Le cri du peuple, non d’un individu. Il faut que s’élève ce cri puissant de tout le peuple de Butembo-Beni et qu’il arrive non seulement à Dieu mais à toutes les instances politiques, sociales et même militaires des puissances et des peuples. Les événements de Kasindi ont rempli les pages des journaux, le pape en a parlé. Il faut que cela soit fait d’une façon systématique et continue pour que fatigués d’écouter nous cris les puissances du monde responsables de nos souffrances se réveillent et décident de changer notre sort.
Dans nos églises et nos organisations il existe des structure qui cherchent la justice et la paix. L’initiative que nous commençons aujourd’hui ne veut pas les remplacer mais se joindre à elles et avec elles aller de l’avant en cherchant l’unité, l’entente, une conscience commune.
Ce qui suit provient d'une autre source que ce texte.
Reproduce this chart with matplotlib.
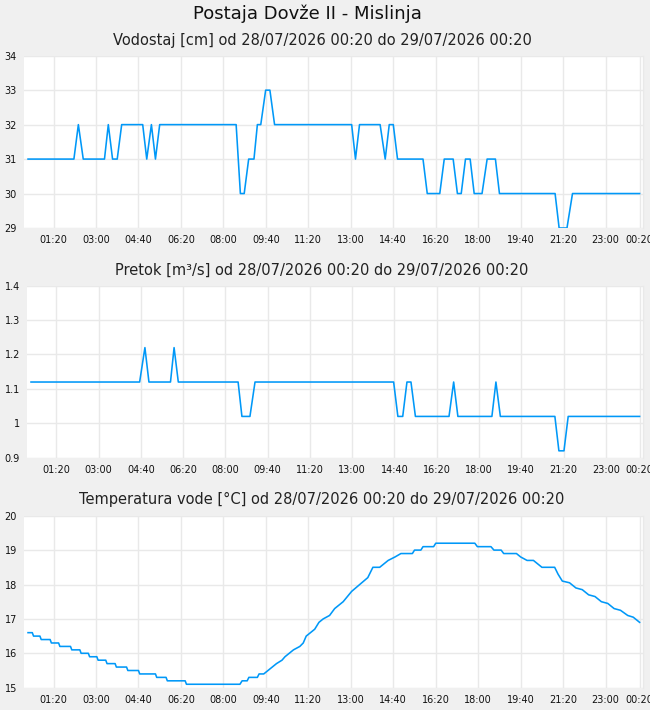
import matplotlib
matplotlib.use("Agg")
import matplotlib.pyplot as plt

# ---------------- data (minutes after 28/07/2026 00:20) ----------------
tick_minutes = [60, 160, 260, 360, 460, 560, 660, 760, 860, 960, 1060, 1160, 1260, 1360, 1440]
tick_labels = ["01:20", "03:00", "04:40", "06:20", "08:00", "09:40", "11:20", "13:00",
               "14:40", "16:20", "18:00", "19:40", "21:20", "23:00", "00:20"]

level_t = [0, 108, 118.5, 130, 180, 189, 199, 210, 220.5, 270, 279.5, 290.5, 300, 310,
           490, 500, 509, 519.5, 532, 540, 548, 559.5, 569.5, 580.5, 762, 771, 780.5,
           829, 841, 850.5, 860, 870, 930, 940, 969.5, 980, 1001, 1011, 1020, 1030,
           1041, 1050.5, 1069, 1081, 1100.5, 1110, 1241, 1250.5, 1269, 1282, 1440]
level_v = [31, 31, 32, 31, 31, 32, 31, 31, 32, 32, 31, 32, 31, 32,
           32, 30, 30, 31, 31, 32, 32, 33, 33, 32, 32, 31, 32,
           32, 31, 32, 32, 31, 31, 30, 30, 31, 31, 30, 30, 31,
           31, 30, 30, 31, 31, 30, 30, 29, 29, 30, 30]

flow_t = [0, 257, 269.5, 279, 330, 338.5, 348.5, 490, 499, 518, 530, 858, 868, 879.5,
          889.5, 899, 909.5, 989, 1000, 1010, 1090.5, 1100, 1110.5, 1239.5, 1249, 1261,
          1271, 1440]
flow_v = [1.12, 1.12, 1.22, 1.12, 1.12, 1.22, 1.12, 1.12, 1.02, 1.02, 1.12, 1.12, 1.02, 1.02,
          1.12, 1.12, 1.02, 1.02, 1.12, 1.02, 1.02, 1.12, 1.02, 1.02, 0.92, 0.92,
          1.02, 1.02]

temp_t = [0, 10, 13, 28, 31, 52, 55, 72, 75, 100, 103, 122, 125, 142, 145, 162, 165, 183,
          186, 205, 208, 232, 235, 260, 263, 300, 303, 325, 328, 370, 373, 499, 504, 516,
          520, 540, 544, 555, 565, 575, 585, 598, 605, 615, 625, 640, 648, 655, 665, 675,
          685, 695, 710, 722, 742, 762, 781, 800, 812, 828, 848, 864, 878, 905, 910, 925,
          930, 955, 960, 1052, 1058, 1090, 1097, 1114, 1120, 1150, 1160, 1175, 1190, 1200,
          1210, 1240, 1248, 1258, 1275, 1290, 1305, 1320, 1335, 1350, 1365, 1380, 1395,
          1412, 1425, 1440]
temp_v = [16.6, 16.6, 16.5, 16.5, 16.4, 16.4, 16.3, 16.3, 16.2, 16.2, 16.1, 16.1, 16.0, 16.0,
          15.9, 15.9, 15.8, 15.8, 15.7, 15.7, 15.6, 15.6, 15.5, 15.5, 15.4, 15.4, 15.3, 15.3,
          15.2, 15.2, 15.1, 15.1, 15.2, 15.2, 15.3, 15.3, 15.4, 15.4, 15.5, 15.6, 15.7, 15.8,
          15.9, 16.0, 16.1, 16.2, 16.3, 16.5, 16.6, 16.7, 16.9, 17.0, 17.1, 17.3, 17.5, 17.8,
          18.0, 18.2, 18.5, 18.5, 18.7, 18.8, 18.9, 18.9, 19.0, 19.0, 19.1, 19.1, 19.2, 19.2,
          19.1, 19.1, 19.0, 19.0, 18.9, 18.9, 18.8, 18.7, 18.7, 18.6, 18.5, 18.5, 18.3, 18.1,
          18.05, 17.9, 17.85, 17.7, 17.65, 17.5, 17.45, 17.3, 17.25, 17.1, 17.05, 16.9]

title = "Postaja Dovže II - Mislinja"
subtitles = ["Vodostaj [cm] od 28/07/2026 00:20 do 29/07/2026 00:20",
             "Pretok [m³/s] od 28/07/2026 00:20 do 29/07/2026 00:20",
             "Temperatura vode [°C] od 28/07/2026 00:20 do 29/07/2026 00:20"]
level_ticks = [29, 30, 31, 32, 33, 34]
flow_ticks = [0.9, 1.0, 1.1, 1.2, 1.3, 1.4]
flow_tick_labels = ["0.9", "1", "1.1", "1.2", "1.3", "1.4"]
temp_ticks = [15, 16, 17, 18, 19, 20]

# ---------------- drawing ----------------
W, H = 650, 710
BG = "#f0f0f0"
LINE = "#0098f8"
GRID = "#e9e9e9"

fig = plt.figure(figsize=(W / 100, H / 100), dpi=100, facecolor=BG)


def make_ax(l, r, t, b):
    ax = fig.add_axes([l / W, 1 - b / H, (r - l) / W, (b - t) / H])
    ax.set_facecolor("white")
    for name, s in ax.spines.items():
        if name == "right":
            s.set_color(GRID)
            s.set_linewidth(1.0)
        else:
            s.set_visible(False)
    ax.tick_params(length=0, labelsize=7, pad=5, colors="#111111")
    ax.grid(True, color=GRID, linewidth=1.0)
    ax.set_axisbelow(True)
    ax.set_xlim(-9.5, 1448)
    ax.set_xticks(tick_minutes)
    ax.set_xticklabels(tick_labels)
    return ax


ax1 = make_ax(24, 643, 55.7, 228)
ax1.plot(level_t, level_v, color=LINE, lw=1.15)
ax1.set_ylim(29, 34)
ax1.set_yticks(level_ticks)

ax2 = make_ax(27, 643, 285.7, 457.7)
ax2.plot(flow_t, flow_v, color=LINE, lw=1.15)
ax2.set_ylim(0.9, 1.4)
ax2.set_yticks(flow_ticks)
ax2.set_yticklabels(flow_tick_labels)

ax3 = make_ax(24, 643, 515.7, 687.7)
ax3.plot(temp_t, temp_v, color=LINE, lw=1.15)
ax3.set_ylim(15, 20)
ax3.set_yticks(temp_ticks)

fig.text(307 / W, 1 - 14 / H, title, ha="center", va="center", fontsize=13, color="#111111")
for y, s in zip([40, 270, 499], subtitles):
    fig.text(322 / W, 1 - y / H, s, ha="center", va="center", fontsize=10.5, color="#222222")

fig.savefig("out.png", dpi=100, facecolor=BG)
Nous ne voulons pas seulement leur faire pousser un cri commun mais nous voulons partager tous ensemble une même vision, les mêmes objectifs de nos actions communes, les mêmes instruments de lutte pour que ce que nous faisons soit efficace et nous emmène au but.
Il nous faut une révolution morale et sociale non violente. Voilà à quoi nous sommes appelés aujourd’hui, voilà ce que nous voulons commencer ensemble aujourd’hui par cette recontre.